The range is the simplest measure of spread — the difference between the maximum and minimum values. For {2, 10, 21, 23, 23, 38, 38}, the range is 38 − 2 = 36. Range is intuitive and quick but very fragile: it depends on only two of your observations, so a single typo at either extreme will dominate the answer. For a more stable measure of spread, prefer the interquartile range (IQR), standard deviation, or coefficient of variation, all of which this calculator computes automatically.

Variance is the average squared distance of each value from the mean. Squaring the deviations turns negatives into positives and weights large deviations much more than small ones. Population variance σ² divides by n; sample variance s² divides by n − 1 (Bessel's correction) to produce an unbiased estimate of the population variance when your data is only a sample. For {10, 2, 38, 23, 38, 23, 21} with mean ≈ 22.143, the population variance is about 152.69 and the sample variance is about 178.14. Because variance is in squared units (e.g. dollars-squared) it's rarely interpreted alone — most analyses report standard deviation instead.
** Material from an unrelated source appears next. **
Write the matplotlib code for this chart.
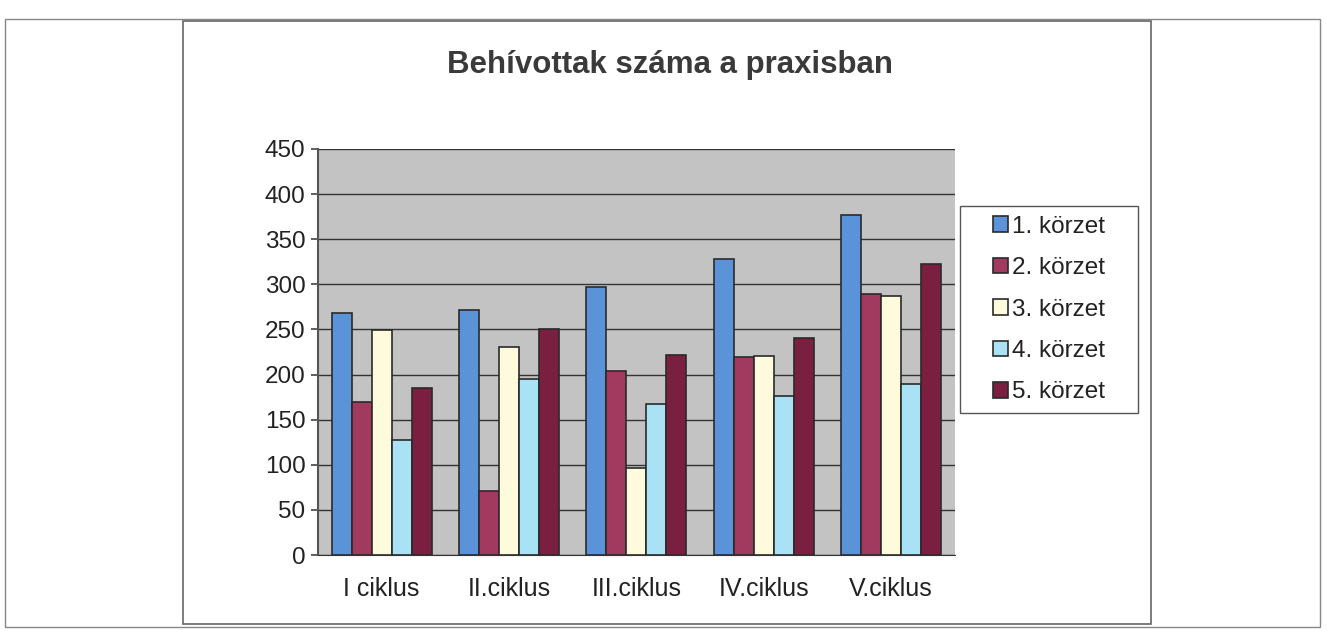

Standard deviation is the square root of variance, returning the spread measure to the original units of the data. A small standard deviation means most values cluster tightly around the mean; a large one means they're spread out. Like variance, there are population (σ) and sample (s) versions — the calculator shows both. For roughly normal data, about 68% of values fall within one standard deviation of the mean, 95% within two, and 99.7% within three (the famous "68-95-99.7 rule"). Pair standard deviation with the mean whenever you report a centre, since the two together describe both location and spread.

A bimodal dataset has two values that tie for the highest frequency — two equal peaks in the distribution. Bimodal data often appears when two distinct sub-populations are mixed in the same dataset (e.g. patient ages in a clinic that treats both children and seniors). When data is bimodal, reporting only the mean is misleading because the mean lands between the two peaks where almost no observations actually live. Always plot a histogram before averaging to spot bimodality, and consider splitting the data into the two underlying groups for separate analysis.
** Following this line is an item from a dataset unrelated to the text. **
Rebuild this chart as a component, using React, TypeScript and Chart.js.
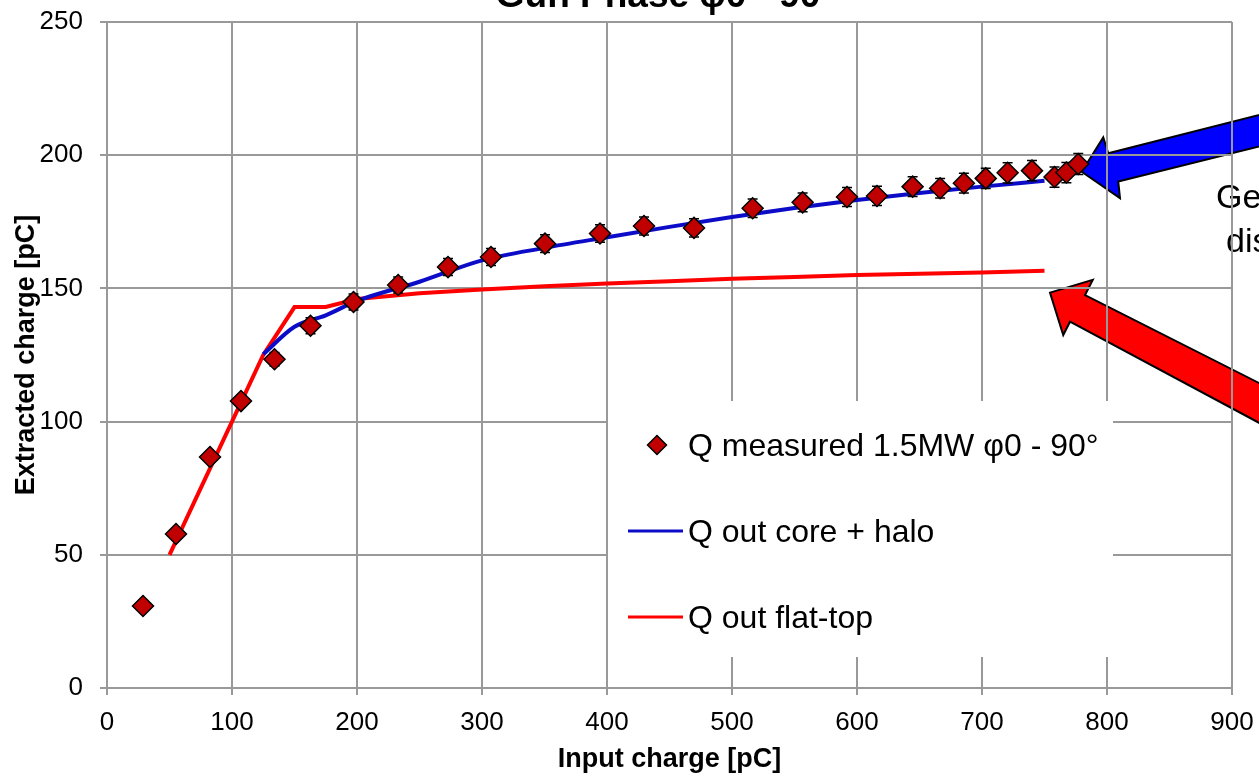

Quartiles divide a sorted dataset into four equal parts. Q1 (the first quartile) is the 25th percentile, Q2 is the median (50th percentile), and Q3 is the 75th percentile. There are several quartile conventions in use — this calculator uses linear interpolation between the surrounding values, which is the same method as Excel's PERCENTILE.INC and NumPy's numpy.percentile (interpolation='linear'). The interquartile range (IQR) is Q3 − Q1 and captures the middle 50% of the data. IQR is more robust than the full range because it ignores the most extreme values on both ends.

An outlier is a value that lies far from the rest of the dataset and may be a typo, a measurement error, or a genuinely unusual observation. The standard 1.5×IQR rule flags any value outside the interval [Q1 − 1.5·IQR, Q3 + 1.5·IQR] as a potential outlier. The Charts tab on this page highlights outliers in red on the distribution bar chart and marks them as separate dots on the box plot. Outliers are worth investigating before deciding whether to keep or remove them — sometimes they're the most interesting observations in the dataset, and reflexively deleting them can hide real effects.
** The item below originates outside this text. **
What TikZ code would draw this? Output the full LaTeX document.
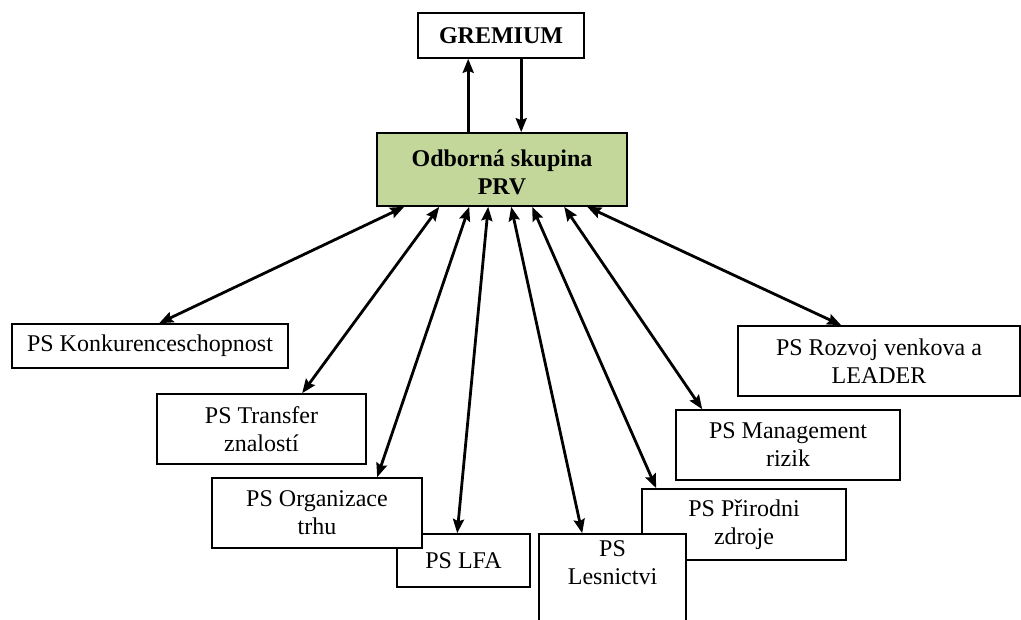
\documentclass[tikz,border=0pt]{standalone}
\usepackage{fontspec}
\setmainfont{Liberation Serif}
\usetikzlibrary{arrows.meta}
\definecolor{prvgreen}{RGB}{196,215,155}
\tikzset{
  box/.style={draw=black, line width=1.6pt, fill=white, align=center, inner sep=0pt,
    font=\fontsize{24}{28}\selectfont},
  conn/.style={line width=2.8pt, -{Stealth[length=14pt,width=11pt,inset=2pt]}},
  dconn/.style={line width=2.8pt, {Stealth[length=14pt,width=11pt,inset=2pt]}-{Stealth[length=14pt,width=11pt,inset=2pt]}}
}
\begin{document}
\begin{tikzpicture}[x=1pt,y=-1pt]
\useasboundingbox[fill=white] (0,0) rectangle (1021,620);
\node[box, minimum width=166pt, minimum height=45pt, font=\fontsize{24}{28}\selectfont\bfseries] (gr) at (501,35.5) {GREMIUM};
\node[box, fill=prvgreen, minimum width=250pt, minimum height=73pt, font=\fontsize{24}{28}\selectfont\bfseries] (g) at (502,169.5) {\raisebox{-5pt}[\height][\depth]{\begin{tabular}{@{}c@{}}Odborná skupina\\PRV\end{tabular}}};
\node[box, minimum width=276pt, minimum height=44pt] (k) at (150,346) {PS Konkurenceschopnost};
\node[box, minimum width=209pt, minimum height=70pt] (t) at (261.5,429) {PS Transfer\\znalostí};
\node[box, minimum width=133pt, minimum height=53pt] (l) at (463.5,560.5) {PS LFA};
\node[box, minimum width=210pt, minimum height=70pt] (o) at (317,513) {PS Organizace\\trhu};
\node[box, minimum width=204pt, minimum height=71pt] (p) at (744,524.5) {PS Přirodni\\zdroje};
\node[box, minimum width=147pt, minimum height=94pt] (les) at (612.5,581) {PS\\Lesnictvi\\\strut};
\node[box, minimum width=224pt, minimum height=70pt] (m) at (788,445) {PS Management\\rizik};
\node[box, minimum width=282pt, minimum height=70pt] (r) at (879,361) {PS Rozvoj venkova a\\LEADER};
% GREMIUM connectors
\draw[conn] ([xshift=92pt]g.north west) -- ([xshift=51pt]gr.south west);
\draw[conn] ([xshift=104pt]gr.south west) -- ([xshift=145pt]g.north west);
% working groups
\draw[dconn] ([xshift=28pt]g.south west) -- ([xshift=148pt]k.north west);
\draw[dconn] ([xshift=63pt]g.south west) -- ([xshift=146pt]t.north west);
\draw[dconn] ([xshift=93pt]g.south west) -- ([xshift=166pt]o.north west);
\draw[dconn] ([xshift=112pt]g.south west) -- ([xshift=61pt]l.north west);
\draw[dconn] ([xshift=135pt]g.south west) -- ([xshift=44pt]les.north west);
\draw[dconn] ([xshift=156pt]g.south west) -- ([xshift=15pt]p.north west);
\draw[dconn] ([xshift=188pt]g.south west) -- ([xshift=27pt]m.north west);
\draw[dconn] ([xshift=211pt]g.south west) -- ([xshift=104pt]r.north west);
\end{tikzpicture}
\end{document}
Use the median when the data is skewed, contains outliers, or when you want a robust description of a "typical" value. The mean is pulled toward the long tail of a skewed distribution (which is why median household income and median house price are reported rather than the mean — both are right-skewed by a small number of very high values). Use the mean when the data is roughly symmetric, when you need every observation to contribute proportionally, or when you'll plug the average into a formula that assumes the arithmetic mean (e.g. total = mean × count). Reporting both, along with the standard deviation and IQR, is the safest practice in any analysis.